Nous étions fiers de les voir sortir de leur activité de délinquance pour se consacrer à la création musicale. Elle se déroulait durant leur pause quotidienne. Celle-ci ne dépasse habituellement pas plus d’une demi-heure. Mais dans ce cadre, nous avons passé des après-midis entiers en musique avec ces jeunes. Aujourd’hui encore, ils nous demandent quand est-ce qu’on recommence. (Moustapha Ezziadi)

Des jeunes qui se sont découverts à travers la musique

Avec Pierre, nous nous étions fixés pour objectif de permettre aux jeunes de s’exprimer sur leur vécu, leur vie actuelle, leurs aspirations en utilisant la musique et l’écriture. Nous tenions à proposer cette activité dans la rue, sur le lieu de vie de ces adolescents. Le but était aussi qu’ils puissent se découvrir d’une manière ludique en s’investissant dans une activité créative et valorisante. (Moustapha Ezziadi)

Au final, cette activité a créé une grande liberté dans la relation entre ce groupe de jeunes et les éducateurs.
Le lien qui existait déjà avant a été grandement renforcé, essentiellement au niveau de la confiance mutuelle. Beaucoup de sujets impossibles à aborder jusque là sont apparus dans les échanges.
Avant ce projet, les adolescents déclinaient généralement les propositions d’activités faites par les éducateurs. Après celle-ci, ils ont pris l’habitude de venir librement et régulièrement au centre de jour d’Hors la rue pour participer aux activités. 

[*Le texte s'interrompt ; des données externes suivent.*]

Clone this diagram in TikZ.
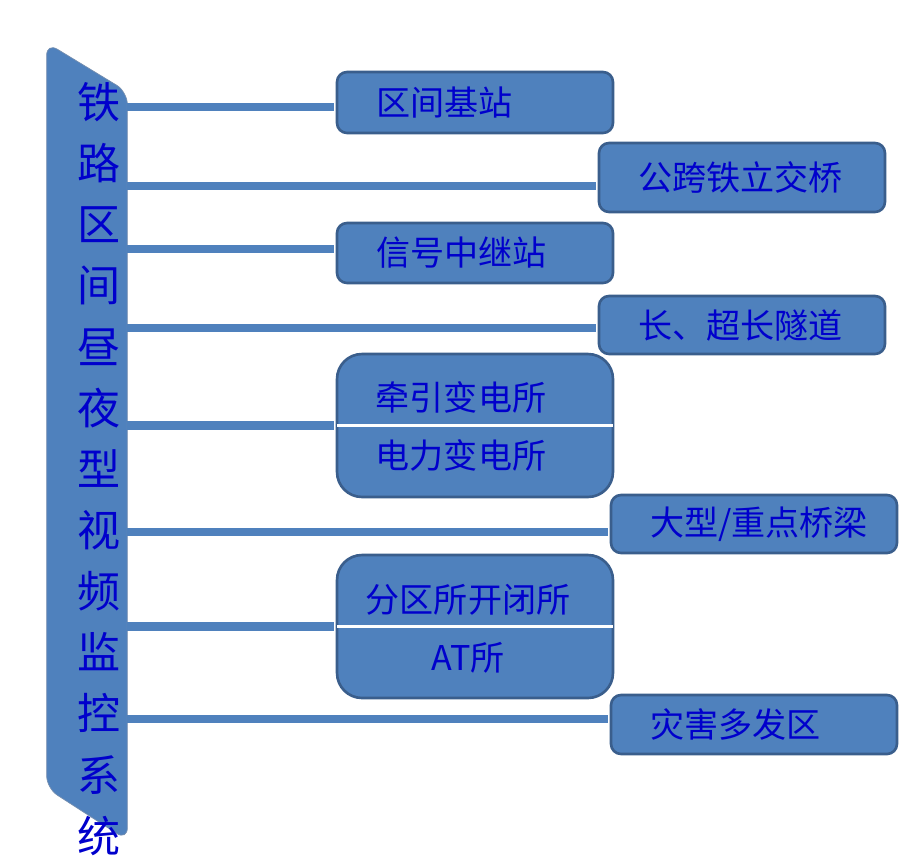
\documentclass[tikz,border=0pt]{standalone}
\usepackage{fontspec}
\newfontfamily\cjk{Noto Sans CJK SC}
\usepackage{tikz}
\usetikzlibrary{calc}
\definecolor{railblue}{HTML}{4F81BD}
\definecolor{railedge}{HTML}{3A5E8C}
\definecolor{railink}{HTML}{0000CC}

\begin{document}
\begin{tikzpicture}[
  x=0.02cm,y=-0.02cm,
  font=\cjk\fontsize{19.4}{24}\selectfont,
  leaf/.style={draw=railedge,fill=railblue,line width=1.5pt,rounded corners=0.2cm,
    text=railink,inner xsep=0.78cm,inner ysep=0pt,align=left},
  pairbox/.style={draw=railedge,fill=railblue,line width=1.5pt,rounded corners=0.5cm,
    minimum width=5.52cm,minimum height=2.86cm,inner sep=0pt},
  pairtext/.style={text=railink,align=center,font=\cjk\fontsize{19.4}{33}\selectfont},
  link/.style={draw=railblue,line width=5pt,shorten >=0.75pt},
  divider/.style={draw=white,line width=1.7pt,shorten <=1pt,shorten >=1pt}
]
\useasboundingbox (0,0) rectangle (899,867);
% left bar
\node[minimum width=1.6cm,minimum height=15.94cm,inner sep=0pt] (bar) at (87,441.5) {};
\fill[railblue,draw=railedge!70,line width=0.4pt,rounded corners=0.25cm]
  (bar.north west) -- ($(bar.north east)+(0,49)$) -- (bar.south east)
  -- ($(bar.south west)+(0,-52)$) -- cycle;
\node[text=railink,align=center,font=\cjk\fontsize{24.5}{34.8}\selectfont] (title) at (99,469)
  {铁\\路\\区\\间\\昼\\夜\\型\\视\\频\\监\\控\\系\\统};
% boxes
\node[leaf,text width=3.96cm,minimum width=5.52cm,minimum height=1.22cm] (b1) at (475,102.5) {区间基站};
\node[leaf,text width=4.16cm,minimum width=5.72cm,minimum height=1.38cm] (b2) at (742,177.5) {公跨铁立交桥};
\node[leaf,text width=3.96cm,minimum width=5.52cm,minimum height=1.20cm] (b3) at (475,253) {信号中继站};
\node[leaf,text width=4.16cm,minimum width=5.72cm,minimum height=1.16cm] (b4) at (742,325) {长、超长隧道};
\node[pairbox] (b5) at (475,425.5) {};
\node[leaf,text width=4.16cm,minimum width=5.72cm,minimum height=1.16cm] (b6) at (754,524) {大型/重点桥梁};
\node[pairbox] (b7) at (475,626.5) {};
\node[leaf,text width=4.16cm,minimum width=5.72cm,minimum height=1.18cm] (b8) at (754,724.5) {灾害多发区};
\draw[divider] (b5.west) -- (b5.east);
\draw[divider] (b7.west) -- (b7.east);
\node[pairtext] (t5) at (461,426) {牵引变电所\\电力变电所};
\node[pairtext] (t7) at (468,628.5) {分区所开闭所\\AT所};
% connectors
\coordinate (j1) at ([yshift=-0.09cm]b1.west);
\coordinate (j2) at ([yshift=-0.17cm]b2.west);
\coordinate (j3) at ([yshift=0.08cm]b3.west);
\coordinate (j4) at ([yshift=-0.06cm]b4.west);
\coordinate (j6) at ([yshift=-0.16cm]b6.west);
\coordinate (j8) at ([yshift=0.11cm]b8.west);
\draw[link] (bar.east |- j1) -- (j1);
\draw[link] (bar.east |- j2) -- (j2);
\draw[link] (bar.east |- j3) -- (j3);
\draw[link] (bar.east |- j4) -- (j4);
\draw[link] (bar.east |- b5.west) -- (b5.west);
\draw[link] (bar.east |- j6) -- (j6);
\draw[link] (bar.east |- b7.west) -- (b7.west);
\draw[link] (bar.east |- j8) -- (j8);
\end{tikzpicture}
\end{document}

Le fait d’avoir investi un cadre créatif et d’être allé au bout du projet fut très structurant et valorisant pour ces jeunes victimes de traite.
Les éducateurs ont pu se projeter avec eux dans le temps à travers une activité qui demande lâcher prise, confiance et persévérance. 

On a l’impression d’avoir redonné une place d’enfant et d’adolescent aux jeunes à travers ce projet. Et en même temps, ils se sont vraiment sentis exister et valorisés par cette activité. Nous avons même été étonnés de leur ponctualité et de leur investissement. En général, ils ne tiennent pas un rendez-vous. Et là, chaque jeudi, c’est eux qui, à 14h, nous attendaient dans le square pour rapper. (Moustapha Ezziadi)

Pour les éducateurs, la musique a été un vecteur pour découvrir ces jeunes.
Pour ces adolescents, qui ont souvent une vision très dégradée d’eux-mêmes, cette activité a été la preuve de ce qu’ils sont capables de faire, et tout cela à l’intérieur d’un cadre structurant et créatif.

La musique a opéré (Moustapha Ezziadi)

Le live
Le 5 décembre 2018, au Rev’café de Montreuil, Hors la rue a organisé une soirée dédiée au projet « Joue ta Zik 2.0 ».  A cette occasion, les jeunes ont joué un extrait de leurs productions collectives à un public composé d’amis et de partenaires associatifs. Ponctuation d’une aventure marquante pour ces adolescents.

L’association Hors la rue

Sa mission principale est d’accompagner les enfants étrangers en danger en créant de la relation avec ceux qui n’ont aucun lien social, qui ne sont pas scolarisés et souvent victime de traite.
Hors la rue a un centre de jour à Montreuil et des activités de maraudes quotidiennes avec une équipe de rue pluridisciplinaire (éducateurs, psychologue, art-thérapeute, professeure de français langue étrangère) qui va à la rencontre des jeunes, les plus invisibles, les plus éloignés du droit commun dans toute la région parisienne.
Au centre de jour, l’équipe propose aux enfants des activités éducatives, sportives, culturelles, artistiques, ludiques et conviviales. A travers celles-ci,elle contribue à lutter contre la traite des êtres humains.
Le centre est ouvert à tous sur libre adhésion. Hors la rue accorde une place importante à l’accès à la culture. Par des activités ludiques, artistiques et culturelles, l’association offre la possibilité à ces jeunes de jouir de leur droit à l’enfance, et œuvre en parallèle pour qu’ils puissent accéder à leurs droits (protection, logement, santé…).